China and Australia yesterday clashed over the detention of an Australian-Chinese writer who is held in Beijing on national security grounds -- the latest source of tension between the two countries.
Canberra said it was “deeply disappointed” with the criminal detention of Australian author and democracy advocate Yang Jun, who was detained in January after making a rare return to China from the United States.
Beijing hit back and said it “deplores” the remarks made by Australian Foreign Minister Marise Payne, who had also demanded Yang’s release if he was held for his political views.
“China... urges the Australian side not to interfere in China’s lawful handling of the case in any way and stop issuing irresponsible remarks,” said Chinese foreign ministry spokesman Geng Shuang at a press briefing in Beijing.
The detention of the Australian writer, who goes by the pen name Yang Hengjun, has strained relations between the two governments, with Canberra voicing its concern over the lack of transparency around Yang’s case.

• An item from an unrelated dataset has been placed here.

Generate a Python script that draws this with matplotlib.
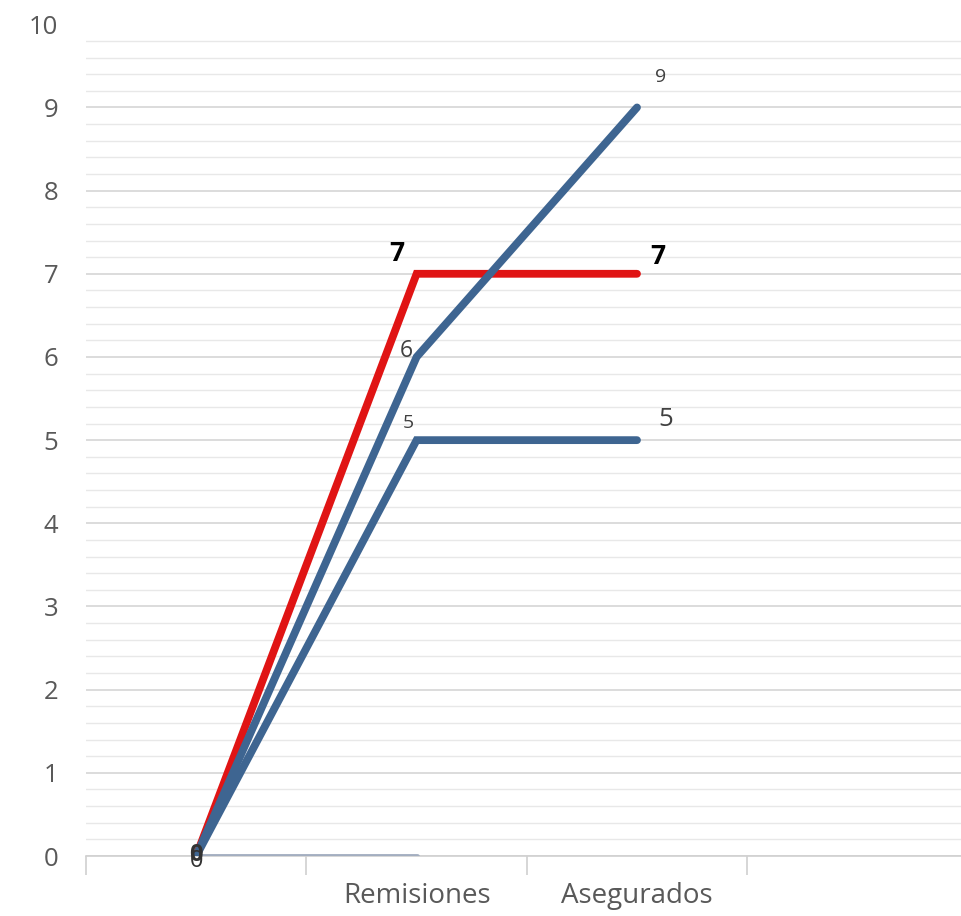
import numpy as np
import matplotlib
matplotlib.use("Agg")
from matplotlib import pyplot as plt
from matplotlib.ticker import MultipleLocator, FixedLocator

# categorie e serie
categorias = ["", "Remisiones", "Asegurados", ""]
serie_gris = [0, 0]
serie_azul_baja = [0, 5, 5]
serie_roja = [0, 7, 7]
serie_azul_alta = [0, 6, 9]

plt.rcParams['font.family'] = ['Open Sans', 'DejaVu Sans']

fig = plt.figure(figsize=(9.61, 9.16), dpi=100)
ax = fig.add_axes([0.0895, 0.0655, 0.9105, 0.908])

x = np.arange(len(categorias))

ax.plot(x[:len(serie_gris)], serie_gris, color='#a3aec0', lw=3.5,
        solid_capstyle='round', zorder=3)
ax.plot(x[:3], serie_azul_baja, color='#3e6591', lw=5.6,
        solid_capstyle='round', solid_joinstyle='miter', zorder=4)
ax.plot(x[:3], serie_roja, color='#e01414', lw=5.6,
        solid_capstyle='round', solid_joinstyle='miter', zorder=5)
ax.plot(x[:3], serie_azul_alta, color='#3e6591', lw=5.6,
        solid_capstyle='round', solid_joinstyle='miter', zorder=6)

# etichette dei valori
def etichetta(xi, yi, testo, dx, dy, size, bold=False, color='#404040'):
    ax.annotate(testo, (xi, yi), xytext=(dx, dy), textcoords='offset pixels',
                ha='center', va='center', fontsize=size, color=color,
                fontweight='bold' if bold else 'normal', zorder=10)

etichetta(1, serie_roja[1], "7", -20, 20, 19, bold=True, color='black')
etichetta(2, serie_roja[2], "7", 21, 17, 19, bold=True, color='black')
etichetta(1, serie_azul_alta[1], "6", -10, 6, 16.5)
etichetta(2, serie_azul_alta[2], "9", 24, 30, 14)
etichetta(1, serie_azul_baja[1], "5", -8, 17, 14)
etichetta(2, serie_azul_baja[2], "5", 29, 21, 18.5)
etichetta(0, serie_roja[0], "0", 0, 1, 17, bold=True, color='#333333')
etichetta(0, serie_azul_alta[0], "0", 0, -5, 17, color='#333333')

ax.set_xlim(-0.5, 3.47)
ax.set_ylim(0, 10)

# griglia
ax.yaxis.set_major_locator(MultipleLocator(1))
ax.yaxis.set_minor_locator(MultipleLocator(0.2))
ax.grid(axis='y', which='major', color='#d6d6d6', lw=1.2, zorder=0)
ax.grid(axis='y', which='minor', color='#e8e8e8', lw=1.0, zorder=0)
ax.set_axisbelow(True)

for s in ['top', 'right', 'left']:
    ax.spines[s].set_visible(False)
ax.spines['bottom'].set_color('#d0d0d0')
ax.spines['bottom'].set_linewidth(1.2)

ax.set_xticks(x)
ax.set_xticklabels(categorias, fontsize=20, color='#595959')
ax.xaxis.set_minor_locator(FixedLocator([-0.5, 0.5, 1.5, 2.5]))
ax.tick_params(axis='x', which='major', length=0, pad=19)
ax.tick_params(axis='x', which='minor', length=14, color='#d0d0d0', width=1.2)
ax.tick_params(axis='y', which='both', length=0)
ax.tick_params(axis='y', which='major', labelsize=18.5, labelcolor='#595959', pad=20)
ax.set_yticks(range(0, 11))

# nessuna linea sul 10
ax.get_ygridlines()[-1].set_visible(False)

fig.savefig("out.png", dpi=100)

Yesterday, Payne said in a strongly-worded statement that the government had raised Yang’s case repeatedly with Beijing and written twice to Foreign Minister Wang Yi requesting a “fair and transparent” resolution, as well as access for Yang to his lawyer.
“This has not occurred,” she said.
“The government has expressed concern about Dr Yang’s welfare and the conditions under which he is held,” she added.
Payne also said she had still not received clarification as to why Yang was being held, though Australia received confirmation yesterday that the writer had been transferred to criminal detention, apparently on national security grounds.